#HowToInvestWell Stage Four - Research
When it comes to investing these days, it can be difficult to see the wood from the trees....
Investors today have a plethora of information available, thousands of investments to choose from, as well as whole new breed of asset classes and business models which are relatively new.
In a competitive world where there is a limited amount of capital available to invest, investments products and services have become increasingly marketed to retail investors. It is liberating that an investor can take control of their finances, but it comes with risks attached. It is easy to be attracted to something that promises much, without full consideration of the downsides. An investment should only get you capital if you you truly understand it.
Every week in the weekend papers there are tales of woe from private investors following an investment that went wrong. This can be down to a number of factors, however, all too often the narrative is that they didn't do enough of their own research and which led to significant financial loss.
In the old days, investing was a relatively simple choice between cash, bonds and equities. It was often focused on a few key markets and a defined number of companies. Information was relatively slow and therefore there could be an advantage in doing thorough research on a company. It's fair to say that private investors could still make bad decisions, but there were fewer choices back then.
Back then, the stockbroker was king and most private investors flocked to them for advice and ideas of what to invest in and when to buy and sell.
Then came institutional products and securities which were aimed to provide more flexibility for professional fund managers. These have filtered there way through to retail investors and now almost anyone could start trading complex investments with very little training.
It was the advent of investment funds, where individuals can pool their money with other investors, which gave retail investors a simpler way of managing both small and large amounts of money.

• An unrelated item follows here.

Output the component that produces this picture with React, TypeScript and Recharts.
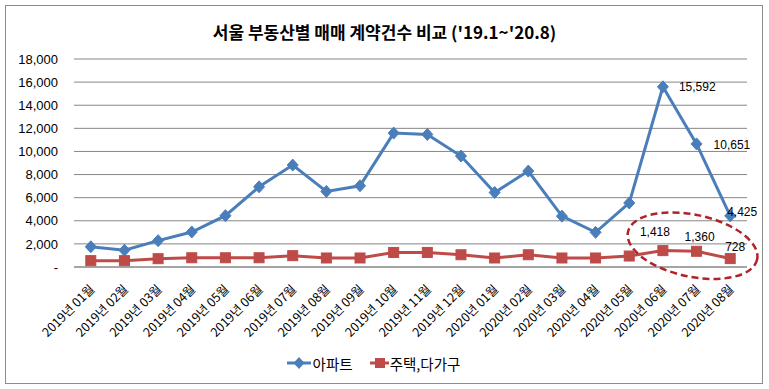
import React from 'react';
import { LineChart, Line, XAxis, YAxis, CartesianGrid, Legend, LabelList, ReferenceDot } from 'recharts';

const months = [
  '2019년 01월', '2019년 02월', '2019년 03월', '2019년 04월', '2019년 05월', '2019년 06월',
  '2019년 07월', '2019년 08월', '2019년 09월', '2019년 10월', '2019년 11월', '2019년 12월',
  '2020년 01월', '2020년 02월', '2020년 03월', '2020년 04월', '2020년 05월', '2020년 06월',
  '2020년 07월', '2020년 08월',
];
const apartment = [1750, 1450, 2280, 3030, 4440, 6940, 8820, 6540, 7030, 11590, 11470, 9600, 6450, 8300, 4400, 3000, 5540, 15592, 10651, 4425];
const house = [550, 550, 720, 800, 800, 800, 980, 780, 780, 1260, 1260, 1060, 780, 1060, 780, 780, 950, 1418, 1360, 728];
const labeledFrom = 17;
const yTicks = [0, 2000, 4000, 6000, 8000, 10000, 12000, 14000, 16000, 18000];
const seriesNames = ['아파트', '주택,다가구'];
const title = "서울 부동산별 매매 계약건수 비교 ('19.1~'20.8)";
const highlightMonth = '2020년 07월';
const highlightValue = 1930;

const data = months.map((m, i) => ({ month: m, apt: apartment[i], house: house[i] }));

const BLUE = '#4A7EBB';
const RED = '#BE4B48';
const GRID = '#868686';
const fmt = (v: number) => (v === 0 ? '-' : v.toLocaleString('en-US'));

const Diamond = (p: any) => {
  const { cx, cy } = p;
  if (cx == null || cy == null) return null;
  return <polygon points={`${cx},${cy - 6} ${cx + 5.5},${cy} ${cx},${cy + 6} ${cx - 5.5},${cy}`} fill={BLUE} stroke={BLUE} />;
};
const Square = (p: any) => {
  const { cx, cy } = p;
  if (cx == null || cy == null) return null;
  return <rect x={cx - 5} y={cy - 5} width={10} height={10} fill={RED} stroke={RED} />;
};

const XTick = (p: any) => {
  const { x, y, payload } = p;
  const ax = x + 4.5;
  const ay = y + 15;
  return (
    <text x={ax} y={ay} transform={`rotate(-45 ${ax} ${ay})`} textAnchor="end" fontSize={12.5}
      fontFamily="'Noto Sans CJK KR', 'Noto Sans', sans-serif" fill="#000">
      {payload.value}
    </text>
  );
};

const aptOffsets: Record<number, [number, number]> = { 17: [16, 4], 18: [17, 5], 19: [-3, 0] };
const houseOffsets: Record<number, [number, number]> = { 17: [-8, -15], 18: [3, -10], 19: [5, -8] };

const makeLabel = (offsets: Record<number, [number, number]>, anchor: string) => (p: any) => {
  const { x, y, index, value } = p;
  if (index < labeledFrom) return null;
  const [dx, dy] = offsets[index] || [0, 0];
  return (
    <text x={x + dx} y={y + dy} textAnchor={anchor} fontSize={12}
      fontFamily="'Liberation Sans', Arial, sans-serif" fill="#000">
      {fmt(value)}
    </text>
  );
};

const EllipseShape = (p: any) => {
  const { cx, cy } = p;
  if (cx == null || cy == null) return null;
  const ex = cx - 4;
  const ey = cy + 1;
  return (
    <ellipse cx={ex} cy={ey} rx={66} ry={31} transform={`rotate(12 ${ex} ${ey})`}
      fill="none" stroke="#B0232A" strokeWidth={2.5} strokeDasharray="7 4" />
  );
};

const LegendContent = () => (
  <div style={{ height: 24, display: 'flex', justifyContent: 'center', alignItems: 'center', fontFamily: "'Noto Sans CJK KR', sans-serif", fontSize: 14.5, color: '#000' }}>
    <svg width={24} height={14} style={{ marginRight: 2 }}>
      <line x1={0} y1={7} x2={24} y2={7} stroke={BLUE} strokeWidth={3} />
      <polygon points="12,1 17.5,7 12,13 6.5,7" fill={BLUE} />
    </svg>
    <span>{seriesNames[0]}</span>
    <svg width={19} height={14} style={{ marginLeft: 17, marginRight: 1 }}>
      <line x1={0} y1={7} x2={19} y2={7} stroke={RED} strokeWidth={3} />
      <rect x={5} y={2} width={10} height={10} fill={RED} />
    </svg>
    <span>{seriesNames[1]}</span>
  </div>
);

export default function App() {
  return (
    <div style={{ position: 'absolute', left: 0, top: 0, width: 769, height: 389, background: '#fff' }}>
      <div style={{ position: 'absolute', left: 5, top: 5, width: 756, height: 377, border: '1px solid #8c8c8c' }} />
      <div style={{ position: 'absolute', left: 0, top: 19, width: 769, textAlign: 'center', fontFamily: "'Noto Sans CJK KR', sans-serif", fontWeight: 700, fontSize: 17, lineHeight: '26px', color: '#000' }}>
        {title}
      </div>
      <LineChart width={769} height={389} data={data} margin={{ top: 59, right: 22, bottom: 14, left: 0 }}>
        <CartesianGrid vertical={false} stroke={GRID} strokeWidth={1} />
        <XAxis dataKey="month" interval={0} tickLine={false} axisLine={{ stroke: GRID }} height={84}
          padding={{ left: 16.8, right: 16.8 }} tick={<XTick />} />
        <YAxis width={74} domain={[0, 18000]} ticks={yTicks} tickFormatter={fmt} axisLine={false} tickLine={false}
          tickMargin={10} tick={{ fontSize: 13, fill: '#000', fontFamily: "'Liberation Sans', Arial, sans-serif" }} />
        <Legend verticalAlign="bottom" content={<LegendContent />} />
        <ReferenceDot x={highlightMonth} y={highlightValue} ifOverflow="visible" shape={<EllipseShape />} />
        <Line type="linear" dataKey="apt" name={seriesNames[0]} stroke={BLUE} strokeWidth={3} dot={<Diamond />} isAnimationActive={false}>
          <LabelList dataKey="apt" content={makeLabel(aptOffsets, 'start')} />
        </Line>
        <Line type="linear" dataKey="house" name={seriesNames[1]} stroke={RED} strokeWidth={3} dot={<Square />} isAnimationActive={false}>
          <LabelList dataKey="house" content={makeLabel(houseOffsets, 'middle')} />
        </Line>
      </LineChart>
    </div>
  );
}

They grew in popularity in the 80s and 90s and there are now thousands to choose from.
Finally the rise of passive investments, which are linked to the performance of a specific market or asset have provided new ways of investing and greater flexibility.
So what's changed?
Before the Millennium brought the internet and technology to the fore, a lot of research was done using face to face meetings and paper reports. A skilled investor like Warren Buffett could outperform by investing in a small number of high quality stocks, bought at a reasonable price and held for a long time.
This change has created new ways of investing, like platforms where you can invest in a wide range of investment types. It has also created new challenges, as it can be difficult to know what is right for you.
This doesn't mean you shouldn't try to manage part of your money, however, markets move quickly and are globally connected. Just look at recent examples of the markets experiencing a "flash crash". It is therefore important to factor in your ability to spend time researching and keeping track of developments.
It is sensible to start with an understanding of what you want from your money and what risk and return you are willing to accept along the way. By having a defined set of criteria, it allows you to focus on what it is you are looking for and quickly identify whether a particular investment is right for you.
Jack of all trades
When it comes to investing, it is important to understand that even professional investors cannot cover every market and region. Many professional fund managers have an ethos where they know where there expertise are and work with others to fill in the gaps. It is the same in business - bring in experts where you are weak.
The art of good research is knowing your subject and applying a consistent approach to researching and reviewing opportunities, as well as your existing investments. I have outlined so of the key ways of structuring your research below:
- Set up a reliable sources of news and information - Being informed is a valuable tool when markets move quickly
- Apply a structure and process to your research - Consistency will provide you with a better chance of success
- Know your subject - Do not try to be an expert in every area, instead focus on knowing a few areas well that you enjoy working on and where you can add value
- Outsource where appropriate - Like any undertaking, it is often advisable to use specialists in certain areas where there is a benefit in doing so
- Set reasonable expectations for what the investment will do - Don't focus on target prices or defined outcomes, be flexible and take profits where prudent
- Don't invest in anything you don't understand - If you cannot explain the nature of the investment simply and understand the risk and return, you should probably avoid investing
- Avoid the value trap - There is normally a reason that an investment has gone down in value and it is a sign of further risk.
- Quality, not quantity - You should be comfortable holding an investment for many years, as this will give you the best opportunity to maximise your return
- Make sure the investment(s) are liquid - Ensure you understand how quickly you can access your money, as some assets can have unforeseen risks in times of market stress.
- Select a manageable number of investments - It is important that any investment
- Review your existing investments regularly
With good research and a sensible strategy, you can take control of your investments.